§ DATA PROVIDED:

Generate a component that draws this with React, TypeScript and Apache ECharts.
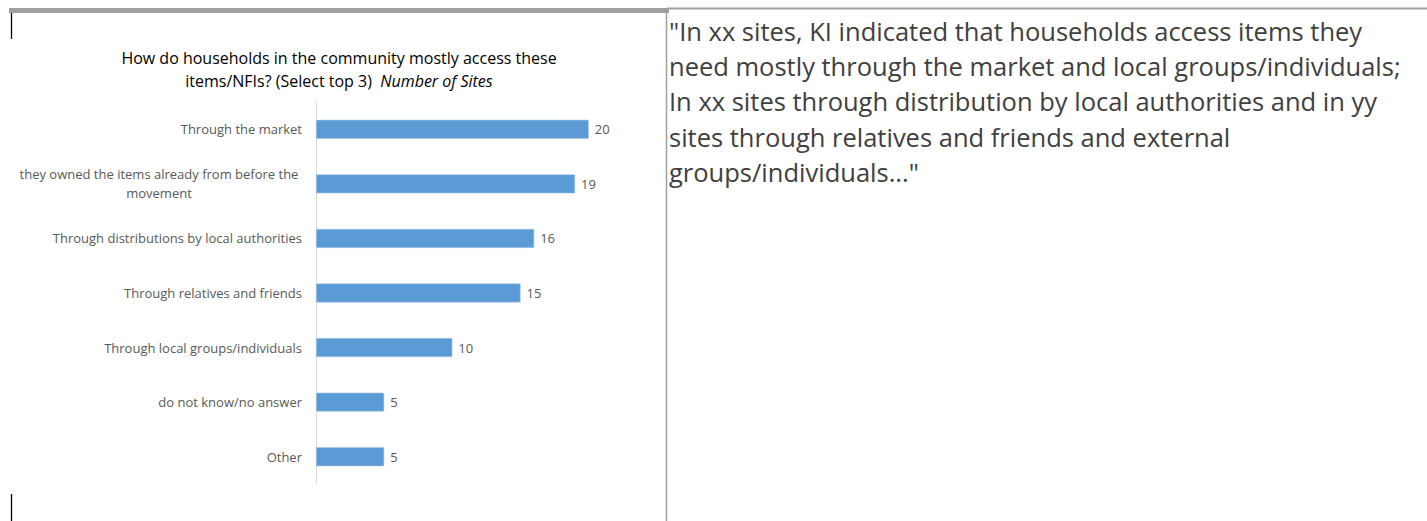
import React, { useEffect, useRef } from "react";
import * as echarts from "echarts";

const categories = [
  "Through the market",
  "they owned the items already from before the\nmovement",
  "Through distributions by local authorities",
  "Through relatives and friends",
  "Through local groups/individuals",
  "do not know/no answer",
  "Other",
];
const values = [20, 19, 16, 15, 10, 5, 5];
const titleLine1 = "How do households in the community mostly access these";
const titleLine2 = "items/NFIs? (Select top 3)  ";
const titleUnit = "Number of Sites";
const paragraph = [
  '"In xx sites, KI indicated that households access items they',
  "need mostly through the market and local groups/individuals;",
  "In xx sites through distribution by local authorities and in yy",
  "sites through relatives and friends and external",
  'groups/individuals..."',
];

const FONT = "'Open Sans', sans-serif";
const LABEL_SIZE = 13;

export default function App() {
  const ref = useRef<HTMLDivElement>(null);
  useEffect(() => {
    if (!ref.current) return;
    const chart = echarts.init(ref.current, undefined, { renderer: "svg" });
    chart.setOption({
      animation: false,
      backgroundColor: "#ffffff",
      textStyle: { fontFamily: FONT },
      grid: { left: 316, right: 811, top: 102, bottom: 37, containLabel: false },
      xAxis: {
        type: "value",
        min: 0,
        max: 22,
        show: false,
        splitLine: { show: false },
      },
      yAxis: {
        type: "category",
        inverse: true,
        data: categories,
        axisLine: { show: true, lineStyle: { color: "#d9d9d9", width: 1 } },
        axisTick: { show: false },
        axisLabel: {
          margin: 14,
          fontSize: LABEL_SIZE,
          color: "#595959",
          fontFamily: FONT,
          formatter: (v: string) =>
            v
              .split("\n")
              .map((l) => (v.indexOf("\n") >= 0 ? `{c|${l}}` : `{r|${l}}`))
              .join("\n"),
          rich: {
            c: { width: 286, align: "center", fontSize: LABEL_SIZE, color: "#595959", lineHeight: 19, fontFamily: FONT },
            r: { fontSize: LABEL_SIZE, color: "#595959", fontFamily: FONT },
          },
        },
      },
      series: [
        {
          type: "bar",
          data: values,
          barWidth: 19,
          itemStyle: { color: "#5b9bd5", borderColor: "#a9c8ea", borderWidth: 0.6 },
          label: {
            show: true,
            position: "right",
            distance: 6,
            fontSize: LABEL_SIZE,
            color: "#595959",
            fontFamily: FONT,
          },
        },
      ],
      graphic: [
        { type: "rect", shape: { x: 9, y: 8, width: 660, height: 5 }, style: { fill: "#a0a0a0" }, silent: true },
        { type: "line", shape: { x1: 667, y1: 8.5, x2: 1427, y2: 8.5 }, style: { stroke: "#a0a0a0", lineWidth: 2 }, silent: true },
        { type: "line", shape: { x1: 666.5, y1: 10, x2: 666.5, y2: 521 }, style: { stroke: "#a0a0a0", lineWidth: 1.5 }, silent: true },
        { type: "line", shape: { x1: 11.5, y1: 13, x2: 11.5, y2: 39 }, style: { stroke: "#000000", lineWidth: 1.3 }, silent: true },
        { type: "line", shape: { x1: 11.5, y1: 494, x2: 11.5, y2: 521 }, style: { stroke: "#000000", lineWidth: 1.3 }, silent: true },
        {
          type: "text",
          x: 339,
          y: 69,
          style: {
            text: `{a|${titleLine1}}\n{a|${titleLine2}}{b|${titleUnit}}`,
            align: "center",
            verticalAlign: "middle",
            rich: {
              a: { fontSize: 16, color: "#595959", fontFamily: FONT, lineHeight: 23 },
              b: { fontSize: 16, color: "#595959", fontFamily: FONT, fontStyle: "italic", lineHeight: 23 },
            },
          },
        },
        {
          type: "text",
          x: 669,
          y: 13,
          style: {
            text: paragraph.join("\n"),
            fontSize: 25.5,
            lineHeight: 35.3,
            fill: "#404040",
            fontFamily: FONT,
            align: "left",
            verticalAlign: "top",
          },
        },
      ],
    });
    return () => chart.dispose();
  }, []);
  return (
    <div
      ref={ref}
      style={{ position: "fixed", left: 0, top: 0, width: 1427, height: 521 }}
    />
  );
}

§ TO BE DONE: Return exactly what appears from the opening line of the material through the line with "const LABEL_SIZE = 13;", apart from the pictures.

§ RESULT OF THE TASK:
Generate a component that draws this with React, TypeScript and Apache ECharts.
import React, { useEffect, useRef } from "react";
import * as echarts from "echarts";

const categories = [
  "Through the market",
  "they owned the items already from before the\nmovement",
  "Through distributions by local authorities",
  "Through relatives and friends",
  "Through local groups/individuals",
  "do not know/no answer",
  "Other",
];
const values = [20, 19, 16, 15, 10, 5, 5];
const titleLine1 = "How do households in the community mostly access these";
const titleLine2 = "items/NFIs? (Select top 3)  ";
const titleUnit = "Number of Sites";
const paragraph = [
  '"In xx sites, KI indicated that households access items they',
  "need mostly through the market and local groups/individuals;",
  "In xx sites through distribution by local authorities and in yy",
  "sites through relatives and friends and external",
  'groups/individuals..."',
];

const FONT = "'Open Sans', sans-serif";
const LABEL_SIZE = 13;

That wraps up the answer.